The ISI - Pakistan's invisible government (the real terrorist behind New York attacks)

A secret report obtained by TheNewspaperToday's Pradeep Thakur reveals the ubiquitous role played by the ISI in the governance of Pakistan. The following is the transcript of a classified Indian government assessment on the role of Pakistan’s intelligence agencies.

The role of the Inter-Service Intelligence Directorate (ISI) of Pakistan in its proxy war against India has been well documented and hence is well known to the public. What is not so well known is the ubiquitous role played by the intelligence agencies in the internal affairs of Pakistan.

The intelligence community of Pakistan, which was once described by The Frontier Post of Peshawar (May 18, 1994) as its invisible government, consists of the Intelligence Bureau and the ISI. While the IB comes under the Interior Minister, the ISI is part of the Ministry of Defence (MoD). Each wing of the armed forces also has its own intelligence Directorate for tactical military intelligence. The IB is the oldest dating from 1947.

Its unsatisfactory performance in the first Indo-Pak war of 1947-48 over Kashmir led to the decision in 1948 to create the ISI to specialize in the external intelligence, with the main focus on India. The IB, which was patterned after the IB of British India, used to be a largely police organization, but the post of Director General (DG) IB, is no longer tenable only by police officers as it was in the past. Retired and serving army officers are in recent years being appointed in increasing numbers to serve posts in the IB, including the post of DG.

General (retd) Imtiaz, who had served as the head of IB, during the regime of late General Zia-ul-Haq and was sacked by Mrs Benazir Bhutto after she came to power for the first time in 1988, was appointed by Mr Nawaz Sharif as Director IB, after he came to power in 1990. He was dismissed again and arrested by Mrs Bhutto after her return to power in 1993 and prosecuted for allegedly misappropriating funds and trying to organize a revolt against her in her Pakistan People's Party(PPP).

He was latter discharged by the court for want of evidences. Mrs Bhutto appointed Mr Masood Sharif, a retired Major and a personal friend of her husband Asif Ali Zardari, as Director, IB, and upgraded the post to DG. Suspicious of the role played by the ISI in her dismissal in 1990 and in allegedly rigging the subsequent elections to ensure the victory of the Islamic Democratic Front (IDF) headed by Mr Nawaz Sharif, Mrs Bhutto initiated a number of steps in 1995 to strengthen the role of the IB in the collection of internal intelligence and to divest the ISI of its self-assumed responsibility in this regard.

Steps to strengthen IB

These steps included: a four-fold increase in its budget, creating of 20 senior posts of the rank of Joint Directors (Inspector General of Police) and above and a three-fold increase in the staff at the lower levels, the opening of IB offices in Tehsil (township) headquarters and all police stations (PS) jurisdictions so that she could have a continuous flow of intelligence from the PS upwards, computerization of IB offices, and making the ISI share with the IB the responsibility for liaison with foreign intelligence agencies in matters relating to terrorism, narcotics and organized crime instead of leaving it an exclusive responsibility of the ISI as in the past.

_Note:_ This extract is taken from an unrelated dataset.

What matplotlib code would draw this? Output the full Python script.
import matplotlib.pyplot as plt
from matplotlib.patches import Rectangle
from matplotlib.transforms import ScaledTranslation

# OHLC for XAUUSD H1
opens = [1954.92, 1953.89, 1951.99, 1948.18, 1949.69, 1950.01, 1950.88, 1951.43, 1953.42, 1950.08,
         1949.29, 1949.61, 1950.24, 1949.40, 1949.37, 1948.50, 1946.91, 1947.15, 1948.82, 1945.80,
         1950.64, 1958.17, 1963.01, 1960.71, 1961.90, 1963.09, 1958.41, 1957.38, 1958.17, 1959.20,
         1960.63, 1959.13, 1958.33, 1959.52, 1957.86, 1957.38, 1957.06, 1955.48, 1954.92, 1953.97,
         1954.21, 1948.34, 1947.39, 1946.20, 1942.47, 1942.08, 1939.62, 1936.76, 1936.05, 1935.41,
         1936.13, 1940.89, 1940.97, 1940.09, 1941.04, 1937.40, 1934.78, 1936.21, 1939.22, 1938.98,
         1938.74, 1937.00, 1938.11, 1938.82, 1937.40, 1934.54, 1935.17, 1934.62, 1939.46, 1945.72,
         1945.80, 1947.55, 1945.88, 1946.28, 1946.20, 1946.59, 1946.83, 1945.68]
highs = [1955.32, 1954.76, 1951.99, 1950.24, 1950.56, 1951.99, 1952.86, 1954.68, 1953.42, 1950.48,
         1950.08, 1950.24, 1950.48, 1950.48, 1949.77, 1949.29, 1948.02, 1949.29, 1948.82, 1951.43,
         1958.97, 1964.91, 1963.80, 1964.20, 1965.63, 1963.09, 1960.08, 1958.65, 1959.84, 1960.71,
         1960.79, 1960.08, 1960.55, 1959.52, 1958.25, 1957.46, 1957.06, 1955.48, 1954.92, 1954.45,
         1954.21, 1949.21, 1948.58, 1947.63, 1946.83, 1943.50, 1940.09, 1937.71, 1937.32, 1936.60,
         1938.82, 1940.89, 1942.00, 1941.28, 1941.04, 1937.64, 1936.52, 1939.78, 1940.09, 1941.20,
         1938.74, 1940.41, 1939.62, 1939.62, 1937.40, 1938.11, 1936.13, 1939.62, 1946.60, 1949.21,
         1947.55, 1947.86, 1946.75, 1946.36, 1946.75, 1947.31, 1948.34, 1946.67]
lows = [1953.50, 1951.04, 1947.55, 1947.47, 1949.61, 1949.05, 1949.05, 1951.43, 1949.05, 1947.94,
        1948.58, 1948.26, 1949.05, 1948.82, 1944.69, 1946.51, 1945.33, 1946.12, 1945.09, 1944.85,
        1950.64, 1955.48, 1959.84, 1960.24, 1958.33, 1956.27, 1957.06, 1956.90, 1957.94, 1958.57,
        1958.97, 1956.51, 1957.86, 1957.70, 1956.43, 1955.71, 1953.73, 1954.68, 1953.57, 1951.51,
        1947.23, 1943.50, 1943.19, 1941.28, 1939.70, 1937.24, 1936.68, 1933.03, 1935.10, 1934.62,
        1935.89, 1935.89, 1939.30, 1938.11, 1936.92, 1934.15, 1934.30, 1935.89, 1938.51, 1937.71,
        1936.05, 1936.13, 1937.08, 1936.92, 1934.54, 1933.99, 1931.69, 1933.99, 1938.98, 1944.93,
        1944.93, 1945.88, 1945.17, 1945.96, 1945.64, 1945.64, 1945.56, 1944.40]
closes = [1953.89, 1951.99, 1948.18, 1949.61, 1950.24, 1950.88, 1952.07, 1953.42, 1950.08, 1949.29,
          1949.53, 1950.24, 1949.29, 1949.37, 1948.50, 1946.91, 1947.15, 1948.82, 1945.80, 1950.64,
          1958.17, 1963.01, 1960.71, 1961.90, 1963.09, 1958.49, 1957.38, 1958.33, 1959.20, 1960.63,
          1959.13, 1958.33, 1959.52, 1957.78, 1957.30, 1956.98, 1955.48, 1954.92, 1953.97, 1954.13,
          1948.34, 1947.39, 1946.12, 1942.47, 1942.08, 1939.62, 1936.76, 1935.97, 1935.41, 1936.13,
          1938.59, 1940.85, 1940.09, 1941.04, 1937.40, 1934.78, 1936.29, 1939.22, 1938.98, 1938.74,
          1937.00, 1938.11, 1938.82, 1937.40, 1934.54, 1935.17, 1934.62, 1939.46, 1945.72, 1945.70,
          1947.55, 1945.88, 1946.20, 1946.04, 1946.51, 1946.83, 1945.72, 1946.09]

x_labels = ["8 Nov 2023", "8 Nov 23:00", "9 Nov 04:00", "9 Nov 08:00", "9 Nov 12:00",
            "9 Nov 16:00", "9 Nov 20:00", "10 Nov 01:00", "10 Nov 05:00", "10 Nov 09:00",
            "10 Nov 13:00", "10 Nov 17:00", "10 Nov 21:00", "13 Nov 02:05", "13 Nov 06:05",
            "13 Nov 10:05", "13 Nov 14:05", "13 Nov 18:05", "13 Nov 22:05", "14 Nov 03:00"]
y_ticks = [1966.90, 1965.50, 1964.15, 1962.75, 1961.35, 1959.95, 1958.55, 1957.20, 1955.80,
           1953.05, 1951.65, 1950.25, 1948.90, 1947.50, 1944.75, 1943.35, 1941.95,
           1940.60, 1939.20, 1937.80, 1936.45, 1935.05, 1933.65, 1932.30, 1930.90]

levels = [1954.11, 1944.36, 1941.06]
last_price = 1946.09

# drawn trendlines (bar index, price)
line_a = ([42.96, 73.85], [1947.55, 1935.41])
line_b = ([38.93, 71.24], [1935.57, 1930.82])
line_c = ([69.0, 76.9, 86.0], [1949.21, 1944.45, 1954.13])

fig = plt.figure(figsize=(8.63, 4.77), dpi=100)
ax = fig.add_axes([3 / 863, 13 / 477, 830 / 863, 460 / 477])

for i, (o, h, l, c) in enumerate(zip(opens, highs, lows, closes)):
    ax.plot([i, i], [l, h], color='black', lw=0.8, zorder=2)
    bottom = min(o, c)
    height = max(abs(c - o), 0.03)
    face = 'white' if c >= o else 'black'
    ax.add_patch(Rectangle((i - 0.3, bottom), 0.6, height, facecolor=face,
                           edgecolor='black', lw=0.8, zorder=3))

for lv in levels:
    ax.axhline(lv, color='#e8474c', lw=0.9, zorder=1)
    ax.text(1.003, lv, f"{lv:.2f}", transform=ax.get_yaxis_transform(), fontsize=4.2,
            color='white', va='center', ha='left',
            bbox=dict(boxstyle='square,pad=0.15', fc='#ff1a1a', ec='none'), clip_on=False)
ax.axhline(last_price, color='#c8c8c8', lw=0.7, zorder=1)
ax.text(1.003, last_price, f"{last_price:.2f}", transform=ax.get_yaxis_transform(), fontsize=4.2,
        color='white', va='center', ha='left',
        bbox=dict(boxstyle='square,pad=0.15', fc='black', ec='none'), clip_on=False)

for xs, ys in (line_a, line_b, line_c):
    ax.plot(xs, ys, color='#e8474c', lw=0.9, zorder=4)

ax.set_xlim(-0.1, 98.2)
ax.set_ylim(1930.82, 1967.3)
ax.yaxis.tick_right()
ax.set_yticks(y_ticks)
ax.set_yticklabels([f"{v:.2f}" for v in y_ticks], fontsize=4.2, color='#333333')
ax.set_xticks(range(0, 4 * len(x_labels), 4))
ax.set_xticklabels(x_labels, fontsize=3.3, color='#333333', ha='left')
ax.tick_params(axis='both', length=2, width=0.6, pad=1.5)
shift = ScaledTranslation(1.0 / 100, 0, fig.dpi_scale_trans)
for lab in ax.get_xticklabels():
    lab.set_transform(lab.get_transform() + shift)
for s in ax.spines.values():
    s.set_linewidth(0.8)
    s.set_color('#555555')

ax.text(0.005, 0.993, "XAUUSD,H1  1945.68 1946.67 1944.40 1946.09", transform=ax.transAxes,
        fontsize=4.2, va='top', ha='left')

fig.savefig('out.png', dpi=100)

Mrs Bhutto also made the IB, under the supervision of Maj Gen Nasirullah Babar, her Interior Minister, exclusively responsible for dealing with the revolt of the Mohajir Qaumi Movement (MQM) in Karachi and other areas of Sindh and made the ISI share with the IB the responsibility for operations in support of the Taliban in Afghanistan. Maj Gen Babar had served in the ISI during the regime of her father and was the head of its Afghanistan division. He is thus extremely knowledgeable on Afghanistan and knows personally most of the Afghan Mujahideen leaders.

In fact, according to the Pakistani press, it was he who drew up the plan for the use of Pakistan army and ISI officers for the capture of Kabul in September 1996, under the cover of the Taliban. The dilution of the role of the ISI in internal intelligence and its being forced by Mrs Bhutto to share with the IB the responsibility for Afghanistan operations led to considerable resentment against her in the ISI.

This resentment played an important role in its supporting President Farooq Leghari's action in dismissing Mrs Bhutto in November 1996. Since then, the ISI has seen to it that the IB's role, was once again diluted with the organization brought under greater military control through the induction of more army officers. The ISI has again assumed exclusive responsibility for the operations in Afghanistan in support of the Taliban.
-------------------------------------------------------------------------------------------------------------

What we see here, ISI, is the organization which made it possible for Osama bin Ladin to build his terrorist network from Afghanistan.